An example of this is of course Google Wave. Another is PivotalTracker.com.

I'm particularly interested in any work (frameworks, plugins, etc) people are doing with Ruby on Rails here.

I imagine it would have to use Javascript underneath at some level, but you would need a way to abstract this out. Probably polling the server periodically to see if changes have been made, and also a way to resolve conflicts if in the middle of editing something the server comes back and says someone else has updated it.

Thank you!

+1  A: 

Wave has operational transform that has a nice property of being easily combinable. You have two users, each of them does "something" in the user interface and two "somethings" can be combined into final document. That allows you to skip the problems with conflict resolution.

A nice way to enable real-time updates to state of the app is by using Comet, which is essentially a geeky codename for keeping an alive, long standing, unterminated get/post request to the server, that server finishes and responds to when something happens on the server.
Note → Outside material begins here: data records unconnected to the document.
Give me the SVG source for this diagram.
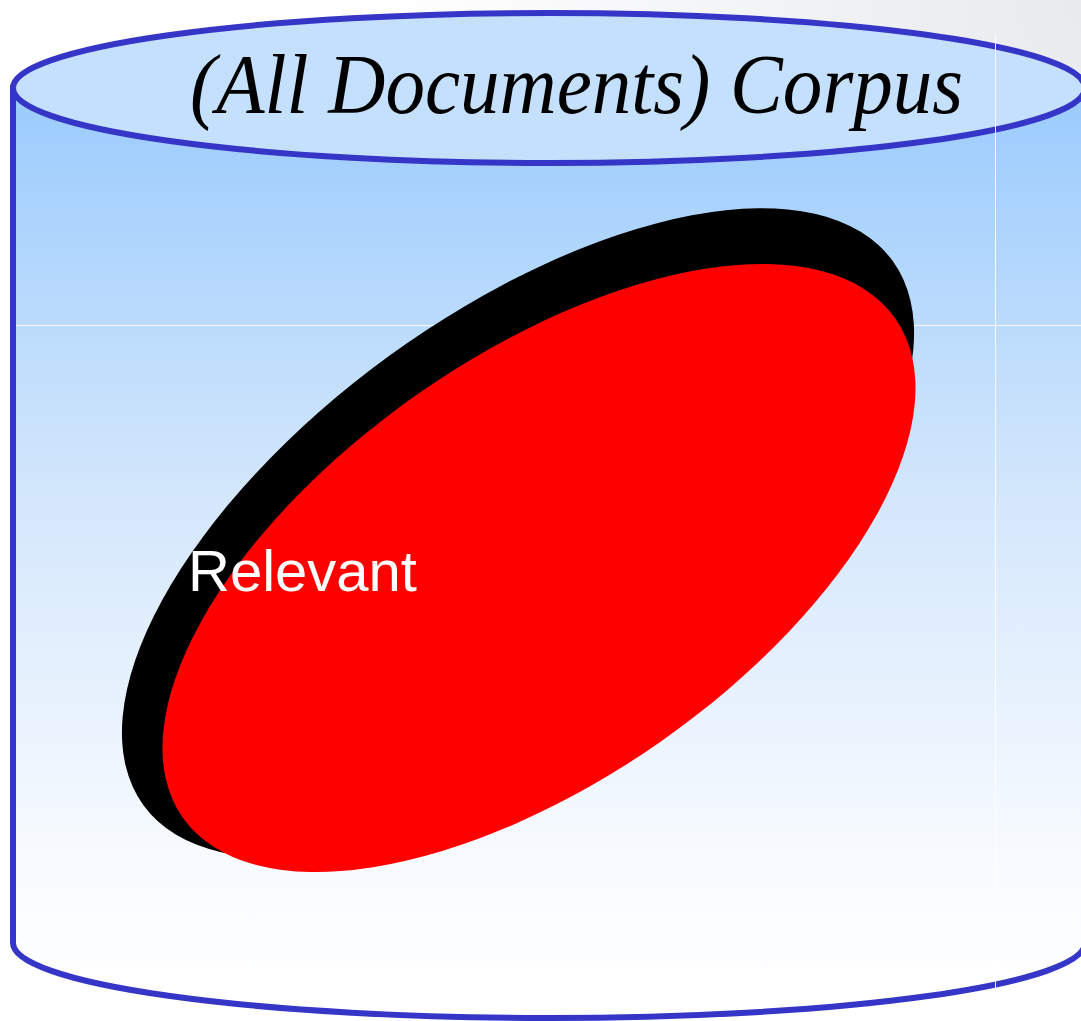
<svg xmlns="http://www.w3.org/2000/svg" width="1081" height="1021" viewBox="0 0 1081 1021">
  <defs>
    <radialGradient id="bg" cx="1081" cy="0" r="700" gradientUnits="userSpaceOnUse">
      <stop offset="0" stop-color="#e8eaee"/>
      <stop offset="1" stop-color="#ffffff"/>
    </radialGradient>
    <linearGradient id="body" x1="0" y1="88" x2="0" y2="1000" gradientUnits="userSpaceOnUse">
      <stop offset="0" stop-color="#9acbfd"/>
      <stop offset="0.45" stop-color="#d4e7fc"/>
      <stop offset="0.85" stop-color="#f8fbff"/>
      <stop offset="1" stop-color="#ffffff"/>
    </linearGradient>
    <style>
      .cyl { stroke: #3535c8; stroke-width: 6; }
      .seam { stroke: #ffffff; stroke-width: 1; opacity: 0.9; }
      .title { font-family: "Liberation Serif", "DejaVu Serif", serif; font-style: italic; font-size: 84px; fill: #000; }
      .label { font-family: "Liberation Sans", Arial, sans-serif; font-size: 58px; fill: #ffffff; }
    </style>
  </defs>
  <rect width="1081" height="1021" fill="url(#bg)"/>
  <g id="corpus">
    <path class="cyl" d="M13,88 L13,943 A536,75 0 0 0 1085,943 L1085,88 Z" fill="url(#body)"/>
    <line class="seam" x1="16" y1="325.5" x2="1081" y2="325.5"/>
    <ellipse class="cyl" cx="549" cy="88" rx="536" ry="75" fill="#c4e0fd"/>
    <text class="title" x="190" y="113" textLength="773" lengthAdjust="spacingAndGlyphs">(All Documents) Corpus</text>
  </g>
  <g id="relevant">
    <ellipse cx="518" cy="533" rx="463" ry="219" fill="#000000" transform="rotate(-36 518 533)"/>
    <ellipse cx="539" cy="568" rx="435" ry="212" fill="#ff0000" transform="rotate(-35 539 568)"/>
    <text class="label" x="188" y="591">Relevant</text>
  </g>
  <line class="seam" x1="995.5" y1="35" x2="995.5" y2="995"/>
</svg>
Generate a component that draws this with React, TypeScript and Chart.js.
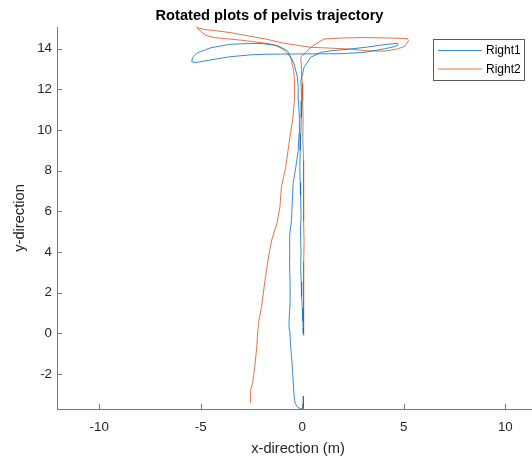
import { useEffect, useRef } from "react";
import { Chart, registerables } from "chart.js";

Chart.register(...registerables);

const chartTitle = "Rotated plots of pelvis trajectory";
const xLabel = "x-direction (m)";
const yLabel = "y-direction";
const seriesNames = ["Right1", "Right2"];
const seriesColors = ["#0072BD", "#D95319"];

const xTicks = [-10, -5, 0, 5, 10];
const yTicks = [-2, 0, 2, 4, 6, 8, 10, 12, 14];
const xRange = [-12.08, 11.66];
const yRange = [-3.73, 15.07];

const right1X = [
  0.05, 0.06, 0.05, -0.1, -0.25, -0.35, -0.4, -0.44, -0.48, -0.53, -0.57, -0.62, -0.65, -0.6, -0.6, -0.63,
  -0.62, -0.53, -0.5, -0.45, -0.32, -0.2, -0.16, -0.14, -0.19, -0.2, -0.24, -0.4, -0.73, -1.2, -2.03, -2.8,
  -3.52, -4.5, -5.16, -5.41, -5.44, -5.25, -4.34, -3.52, -2.54, -1.8, -0.5, 1.0, 2.0, 3.04, 4.03, 4.6, 4.72,
  4.69, 4.03, 3.2, 2.39, 1.4, 0.91, 0.42, 0.09, -0.07, -0.02, -0.05, -0.07, -0.1, -0.12, -0.1, -0.08, -0.06,
  -0.09, -0.06, -0.08, -0.05, -0.03, 0.0, 0.03, 0.04, 0.05,
];
const right1Y = [
  -3.1, -3.5, -3.7, -3.72, -3.62, -3.45, -3.13, -2.5, -1.82, -1.1, -0.67, 0.2, 0.64, 1.5, 2.52, 3.5, 4.82,
  5.55, 6.3, 7.37, 8.16, 9.0, 9.83, 10.6, 11.45, 12.1, 12.6, 13.25, 13.9, 14.15, 14.26, 14.25, 14.22,
  14.05, 13.8, 13.56, 13.35, 13.32, 13.48, 13.61, 13.7, 13.73, 13.74, 13.75, 13.76, 13.82, 13.99, 14.12,
  14.2, 14.27, 14.2, 14.08, 13.99, 13.9, 13.82, 13.58, 13.09, 12.43, 11.45, 10.6, 9.83, 9.0, 8.16, 7.4,
  6.8, 5.8, 5.0, 4.0, 3.2, 2.52, 1.8, 1.23, 0.6, 0.25, 0.0,
];

const right2X = [
  -2.54, -2.55, -2.54, -2.45, -2.34, -2.24, -2.2, -2.13, -2.01, -1.88, -1.75, -1.6, -1.5, -1.25, -1.1,
  -1.03, -0.82, -0.7, -0.58, -0.46, -0.39, -0.38, -0.42, -0.57, -0.95, -1.4, -2.03, -3.0, -4.34, -4.75,
  -4.95, -5.2, -4.84, -4.2, -3.52, -2.6, -1.8, -0.9, 0.42, 1.4, 2.39, 3.2, 4.03, 4.69, 5.05, 5.23, 5.18,
  4.2, 3.0, 2.0, 1.07, 0.45, -0.07, -0.04, 0.0, 0.02, 0.04, 0.03, 0.06, 0.05, 0.08, 0.07, 0.09, 0.07,
  0.05, 0.06, 0.05, 0.08, 0.08,
];
const right2Y = [
  -3.45, -3.0, -2.8, -2.47, -1.66, -0.67, 0.0, 0.64, 1.28, 2.26, 3.2, 4.1, 4.6, 5.4, 6.2, 7.17, 8.16, 9.0,
  9.83, 10.6, 11.45, 12.3, 12.92, 13.58, 13.98, 14.2, 14.3, 14.42, 14.55, 14.66, 14.82, 15.04, 14.95,
  14.88, 14.79, 14.62, 14.48, 14.27, 14.07, 14.03, 13.98, 13.9, 13.88, 13.99, 14.12, 14.38, 14.5, 14.53,
  14.55, 14.53, 14.48, 14.1, 13.58, 13.0, 12.3, 11.45, 10.5, 9.5, 8.5, 7.5, 6.5, 5.5, 4.5, 3.5, 2.5, 1.5,
  0.8, 0.3, -0.1,
];

const FONT = '"Liberation Sans", Arial, Helvetica, sans-serif';
const AXIS_COLOR = "#7a7a7a";
const TEXT_COLOR = "#262626";

export default function App() {
  const canvasRef = useRef<HTMLCanvasElement>(null);

  useEffect(() => {
    const canvas = canvasRef.current;
    if (!canvas) return;

    const toPoints = (xs: number[], ys: number[]) => xs.map((x, i) => ({ x, y: ys[i] }));

    const inwardTicks = {
      id: "inwardTicks",
      afterDatasetsDraw(chart: any) {
        const { ctx, chartArea } = chart;
        const xs = chart.scales.x;
        const ys = chart.scales.y;
        ctx.save();
        ctx.strokeStyle = AXIS_COLOR;
        ctx.lineWidth = 1;
        ctx.beginPath();
        xTicks.forEach((v) => {
          const p = Math.round(xs.getPixelForValue(v)) + 0.5;
          ctx.moveTo(p, chartArea.bottom);
          ctx.lineTo(p, chartArea.bottom - 5);
        });
        yTicks.forEach((v) => {
          const p = Math.round(ys.getPixelForValue(v)) + 0.5;
          ctx.moveTo(chartArea.left, p);
          ctx.lineTo(chartArea.left + 5, p);
        });
        ctx.stroke();
        ctx.restore();
      },
    };

    const legendBox = {
      id: "legendBox",
      afterDraw(chart: any) {
        const { ctx } = chart;
        const bx = 433.5, by = 39.5, bw = 91, bh = 41;
        ctx.save();
        ctx.fillStyle = "#ffffff";
        ctx.fillRect(bx, by, bw, bh);
        ctx.strokeStyle = "#5a5a5a";
        ctx.lineWidth = 1;
        ctx.strokeRect(bx, by, bw, bh);
        ctx.font = `12px ${FONT}`;
        ctx.textBaseline = "middle";
        ctx.textAlign = "left";
        chart.data.datasets.forEach((ds: any, i: number) => {
          const y = 50.5 + i * 18.5;
          ctx.strokeStyle = ds.borderColor;
          ctx.lineWidth = 0.8;
          ctx.beginPath();
          ctx.moveTo(438, y);
          ctx.lineTo(482, y);
          ctx.stroke();
          ctx.fillStyle = "#000000";
          ctx.fillText(ds.label, 486, y + 0.5);
        });
        ctx.restore();
      },
    };

    const chart = new Chart(canvas, {
      type: "scatter",
      data: {
        datasets: [
          {
            label: seriesNames[0],
            data: toPoints(right1X, right1Y),
            borderColor: seriesColors[0],
            backgroundColor: seriesColors[0],
            borderWidth: 0.8,
            showLine: true,
            pointRadius: 0,
            tension: 0,
          },
          {
            label: seriesNames[1],
            data: toPoints(right2X, right2Y),
            borderColor: seriesColors[1],
            backgroundColor: seriesColors[1],
            borderWidth: 0.8,
            showLine: true,
            pointRadius: 0,
            tension: 0,
          },
        ],
      },
      options: {
        animation: false,
        responsive: false,
        maintainAspectRatio: false,
        devicePixelRatio: 1,
        events: [],
        layout: { padding: 0 },
        plugins: {
          legend: { display: false },
          tooltip: { enabled: false },
          title: {
            display: true,
            text: chartTitle,
            color: "#000000",
            font: { family: FONT, size: 14.67, weight: "bold", lineHeight: 1.2 },
            padding: { top: 7, bottom: 2.4 },
          },
        },
        scales: {
          x: {
            type: "linear",
            min: xRange[0],
            max: xRange[1],
            afterBuildTicks: (scale: any) => {
              scale.ticks = xTicks.map((v) => ({ value: v }));
            },
            afterFit: (scale: any) => {
              scale.height = 52;
            },
            grid: { display: true, drawOnChartArea: false, drawTicks: false },
            border: { display: true, color: AXIS_COLOR, width: 1 },
            ticks: {
              color: TEXT_COLOR,
              font: { family: FONT, size: 13.33 },
              padding: 10,
              autoSkip: false,
              maxRotation: 0,
              callback: (v: any) => String(v),
            },
            title: {
              display: true,
              text: xLabel,
              color: TEXT_COLOR,
              font: { family: FONT, size: 14.67, lineHeight: 1.2 },
              padding: { top: 0, bottom: 3.6 },
            },
          },
          y: {
            type: "linear",
            min: yRange[0],
            max: yRange[1],
            afterBuildTicks: (scale: any) => {
              scale.ticks = yTicks.map((v) => ({ value: v }));
            },
            afterFit: (scale: any) => {
              scale.width = 57;
            },
            grid: { display: true, drawOnChartArea: false, drawTicks: false },
            border: { display: true, color: AXIS_COLOR, width: 1 },
            ticks: {
              color: TEXT_COLOR,
              font: { family: FONT, size: 13.33 },
              padding: 5,
              autoSkip: false,
              callback: (v: any) => String(v),
            },
            title: {
              display: true,
              text: yLabel,
              color: TEXT_COLOR,
              font: { family: FONT, size: 14.67, lineHeight: 1.2 },
              padding: { top: 11.2, bottom: 0 },
            },
          },
        },
      },
      plugins: [inwardTicks, legendBox],
    });

    return () => {
      chart.destroy();
    };
  }, []);

  return (
    <div
      style={{
        position: "fixed",
        left: 0,
        top: 0,
        width: 532,
        height: 461,
        overflow: "hidden",
        background: "#ffffff",
      }}
    >
      <canvas ref={canvasRef} width={539} height={461} style={{ display: "block", width: 539, height: 461 }} />
    </div>
  );
}
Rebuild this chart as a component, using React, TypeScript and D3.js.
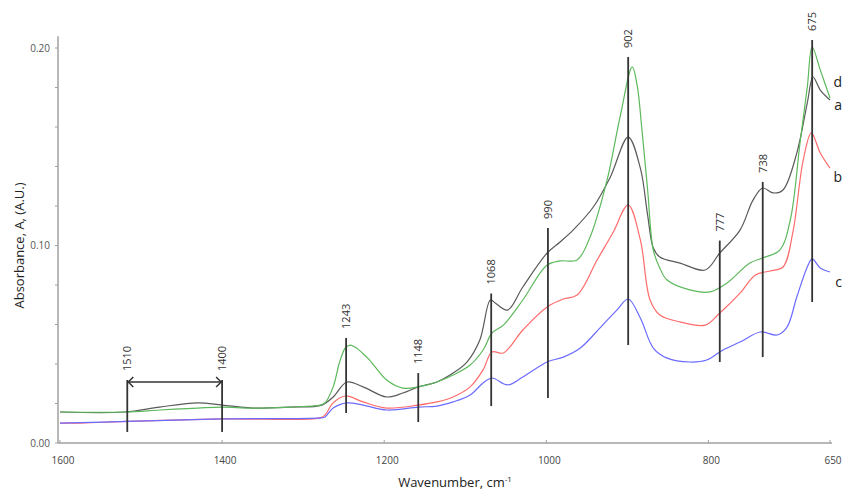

It allows sending to the client instantaneous updates without having the client periodically poll.

I can't really say how to abstract this away in javascript/r'n'r, many of the underlying technical details are hard enough and application specific that no framework supports them out of the box.

Marcin
Very cool thanks. By the way, do you know if Gmail is polling or using push? Was curious. The only thing I don't like about comet is that the browser shows the page as continuously loading. Here is an example: http://stream-hub.com/ Thanks!
Brian Armstrong
Both, depending on the context. Gmail is written using Closure (search Google for closure tools), which supports polling through xhr and pushing through iframeio.